--- RECORDS TO USE ---

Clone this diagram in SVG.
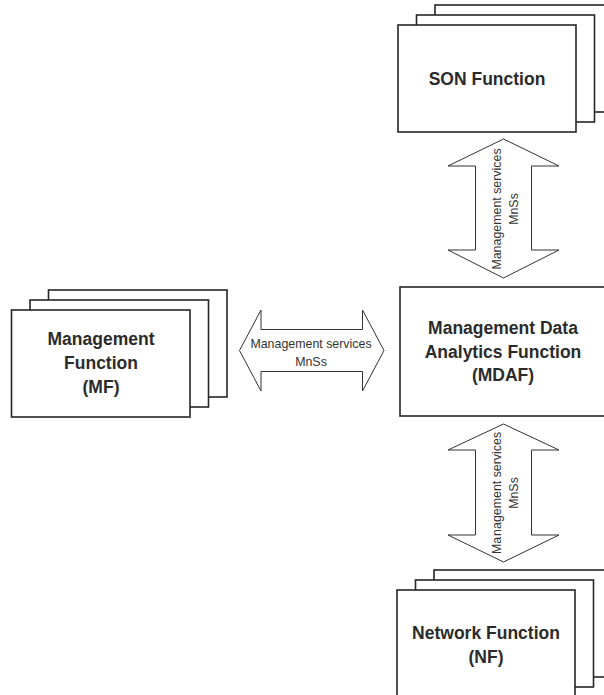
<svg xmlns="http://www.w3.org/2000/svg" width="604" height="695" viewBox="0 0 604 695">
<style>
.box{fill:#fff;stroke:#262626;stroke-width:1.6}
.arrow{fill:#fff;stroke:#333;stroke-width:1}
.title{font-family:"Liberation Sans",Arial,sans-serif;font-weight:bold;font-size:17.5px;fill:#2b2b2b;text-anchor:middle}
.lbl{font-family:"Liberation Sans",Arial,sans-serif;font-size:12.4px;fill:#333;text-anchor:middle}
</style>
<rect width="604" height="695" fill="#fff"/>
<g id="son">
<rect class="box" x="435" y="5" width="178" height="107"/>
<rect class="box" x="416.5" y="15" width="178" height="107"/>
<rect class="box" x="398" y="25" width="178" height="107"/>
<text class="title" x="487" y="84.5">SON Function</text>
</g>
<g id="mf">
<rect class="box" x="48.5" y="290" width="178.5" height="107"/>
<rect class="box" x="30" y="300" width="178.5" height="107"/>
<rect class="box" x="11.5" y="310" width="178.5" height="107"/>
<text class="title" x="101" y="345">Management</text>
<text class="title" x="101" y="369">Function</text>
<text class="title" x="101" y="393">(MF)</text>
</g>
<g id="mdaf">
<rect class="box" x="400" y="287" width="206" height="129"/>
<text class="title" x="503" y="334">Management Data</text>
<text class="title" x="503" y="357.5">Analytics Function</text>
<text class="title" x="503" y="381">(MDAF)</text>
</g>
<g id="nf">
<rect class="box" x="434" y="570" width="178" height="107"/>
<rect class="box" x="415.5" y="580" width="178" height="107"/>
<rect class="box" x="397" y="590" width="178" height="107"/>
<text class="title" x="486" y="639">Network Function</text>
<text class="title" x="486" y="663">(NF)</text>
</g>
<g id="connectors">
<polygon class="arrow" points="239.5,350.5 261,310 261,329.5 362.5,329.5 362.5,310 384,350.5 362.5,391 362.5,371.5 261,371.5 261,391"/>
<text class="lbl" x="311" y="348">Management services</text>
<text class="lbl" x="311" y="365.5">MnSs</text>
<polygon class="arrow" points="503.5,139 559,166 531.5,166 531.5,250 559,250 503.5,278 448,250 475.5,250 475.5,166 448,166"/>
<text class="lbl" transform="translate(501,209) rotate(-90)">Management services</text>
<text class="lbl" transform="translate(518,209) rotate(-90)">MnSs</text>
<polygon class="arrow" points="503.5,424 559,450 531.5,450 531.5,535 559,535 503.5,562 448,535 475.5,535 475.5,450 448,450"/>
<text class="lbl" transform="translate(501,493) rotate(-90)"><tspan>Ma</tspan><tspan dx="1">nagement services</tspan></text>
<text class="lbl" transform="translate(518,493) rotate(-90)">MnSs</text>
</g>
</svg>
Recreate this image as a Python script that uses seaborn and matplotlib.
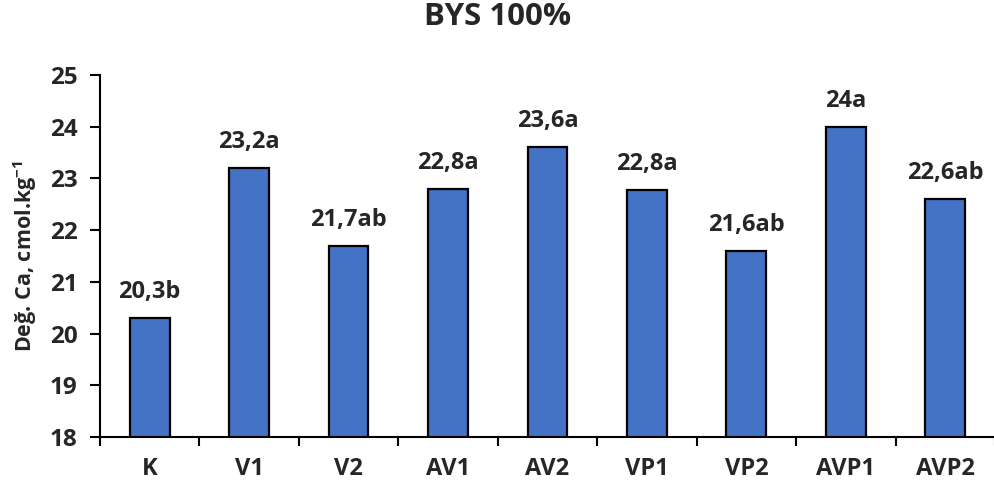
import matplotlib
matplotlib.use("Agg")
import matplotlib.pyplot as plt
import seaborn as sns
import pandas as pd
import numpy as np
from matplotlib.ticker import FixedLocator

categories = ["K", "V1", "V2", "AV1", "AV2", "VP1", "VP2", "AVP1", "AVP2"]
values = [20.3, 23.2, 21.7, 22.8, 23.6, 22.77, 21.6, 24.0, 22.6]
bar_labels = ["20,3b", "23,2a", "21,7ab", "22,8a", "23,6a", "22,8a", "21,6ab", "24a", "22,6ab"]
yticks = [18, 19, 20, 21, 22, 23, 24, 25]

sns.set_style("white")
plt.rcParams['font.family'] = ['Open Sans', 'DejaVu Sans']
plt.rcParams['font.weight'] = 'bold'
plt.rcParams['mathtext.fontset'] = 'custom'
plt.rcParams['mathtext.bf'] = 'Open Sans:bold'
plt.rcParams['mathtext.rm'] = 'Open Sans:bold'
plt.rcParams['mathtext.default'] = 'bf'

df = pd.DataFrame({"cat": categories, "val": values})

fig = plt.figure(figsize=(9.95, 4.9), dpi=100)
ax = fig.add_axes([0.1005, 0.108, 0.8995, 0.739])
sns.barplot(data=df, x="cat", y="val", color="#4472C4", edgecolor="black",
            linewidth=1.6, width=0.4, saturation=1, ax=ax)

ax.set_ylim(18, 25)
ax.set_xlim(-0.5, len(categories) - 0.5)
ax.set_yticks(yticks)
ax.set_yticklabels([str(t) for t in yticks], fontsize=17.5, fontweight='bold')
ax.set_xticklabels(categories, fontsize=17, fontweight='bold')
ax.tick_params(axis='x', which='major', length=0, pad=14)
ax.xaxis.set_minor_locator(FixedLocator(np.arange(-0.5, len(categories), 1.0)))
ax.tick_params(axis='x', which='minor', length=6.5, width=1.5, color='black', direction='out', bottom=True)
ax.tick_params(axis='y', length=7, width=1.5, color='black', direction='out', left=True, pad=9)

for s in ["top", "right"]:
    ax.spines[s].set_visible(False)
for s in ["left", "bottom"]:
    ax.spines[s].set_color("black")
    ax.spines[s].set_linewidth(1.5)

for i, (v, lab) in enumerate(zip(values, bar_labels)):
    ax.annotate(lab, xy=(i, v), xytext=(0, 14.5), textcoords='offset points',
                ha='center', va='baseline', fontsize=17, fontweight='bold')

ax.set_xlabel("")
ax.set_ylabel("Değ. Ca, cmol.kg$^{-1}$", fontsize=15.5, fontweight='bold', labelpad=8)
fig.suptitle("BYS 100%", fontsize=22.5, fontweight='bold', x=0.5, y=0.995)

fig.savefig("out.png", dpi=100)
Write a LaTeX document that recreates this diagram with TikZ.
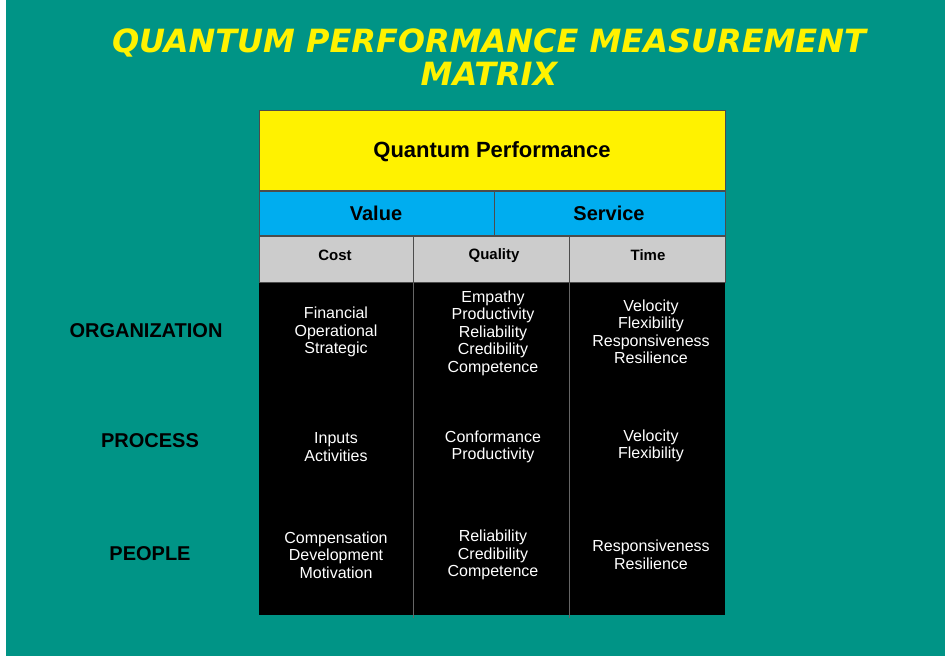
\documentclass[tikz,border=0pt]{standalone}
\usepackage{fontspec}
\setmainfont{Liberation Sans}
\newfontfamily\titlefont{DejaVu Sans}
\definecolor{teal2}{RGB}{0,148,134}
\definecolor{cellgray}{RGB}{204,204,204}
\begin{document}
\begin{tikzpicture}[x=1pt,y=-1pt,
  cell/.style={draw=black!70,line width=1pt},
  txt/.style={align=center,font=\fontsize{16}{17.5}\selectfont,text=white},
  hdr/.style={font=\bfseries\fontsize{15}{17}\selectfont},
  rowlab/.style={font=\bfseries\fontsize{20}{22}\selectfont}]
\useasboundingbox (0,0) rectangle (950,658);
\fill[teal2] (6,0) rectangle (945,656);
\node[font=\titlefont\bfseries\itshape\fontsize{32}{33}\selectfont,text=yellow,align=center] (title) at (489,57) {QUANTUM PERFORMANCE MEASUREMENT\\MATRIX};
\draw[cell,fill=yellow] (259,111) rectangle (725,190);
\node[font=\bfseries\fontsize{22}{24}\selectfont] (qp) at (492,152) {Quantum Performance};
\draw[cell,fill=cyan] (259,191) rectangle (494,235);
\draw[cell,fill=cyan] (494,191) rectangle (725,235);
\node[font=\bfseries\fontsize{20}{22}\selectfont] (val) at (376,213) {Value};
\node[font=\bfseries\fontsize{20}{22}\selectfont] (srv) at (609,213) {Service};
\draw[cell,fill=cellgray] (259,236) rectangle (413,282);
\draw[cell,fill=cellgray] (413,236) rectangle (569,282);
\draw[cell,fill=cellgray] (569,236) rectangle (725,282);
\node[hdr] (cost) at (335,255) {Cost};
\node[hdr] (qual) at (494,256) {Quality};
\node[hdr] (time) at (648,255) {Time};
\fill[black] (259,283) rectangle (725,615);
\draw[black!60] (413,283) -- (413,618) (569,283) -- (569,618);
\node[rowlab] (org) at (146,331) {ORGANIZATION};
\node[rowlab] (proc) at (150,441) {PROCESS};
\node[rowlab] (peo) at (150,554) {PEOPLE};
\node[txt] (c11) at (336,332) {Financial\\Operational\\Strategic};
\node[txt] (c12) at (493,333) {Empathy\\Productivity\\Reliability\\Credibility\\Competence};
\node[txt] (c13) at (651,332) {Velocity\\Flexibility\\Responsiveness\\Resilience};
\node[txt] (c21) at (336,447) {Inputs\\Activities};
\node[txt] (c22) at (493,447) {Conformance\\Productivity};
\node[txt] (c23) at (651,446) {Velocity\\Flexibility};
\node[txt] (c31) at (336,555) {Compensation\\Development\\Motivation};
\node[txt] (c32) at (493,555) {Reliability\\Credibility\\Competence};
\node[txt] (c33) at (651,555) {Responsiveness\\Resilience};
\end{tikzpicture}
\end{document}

---

(TASK PROMPT): Of the lines above, copy only those from the one holding "Recreate this image" to the one holding "from matplotlib.ticker import FixedLocator", both included, and exclude every image.

(SOLUTION TO THIS TASK):
Recreate this image as a Python script that uses seaborn and matplotlib.
import matplotlib
matplotlib.use("Agg")
import matplotlib.pyplot as plt
import seaborn as sns
import pandas as pd
import numpy as np
from matplotlib.ticker import FixedLocator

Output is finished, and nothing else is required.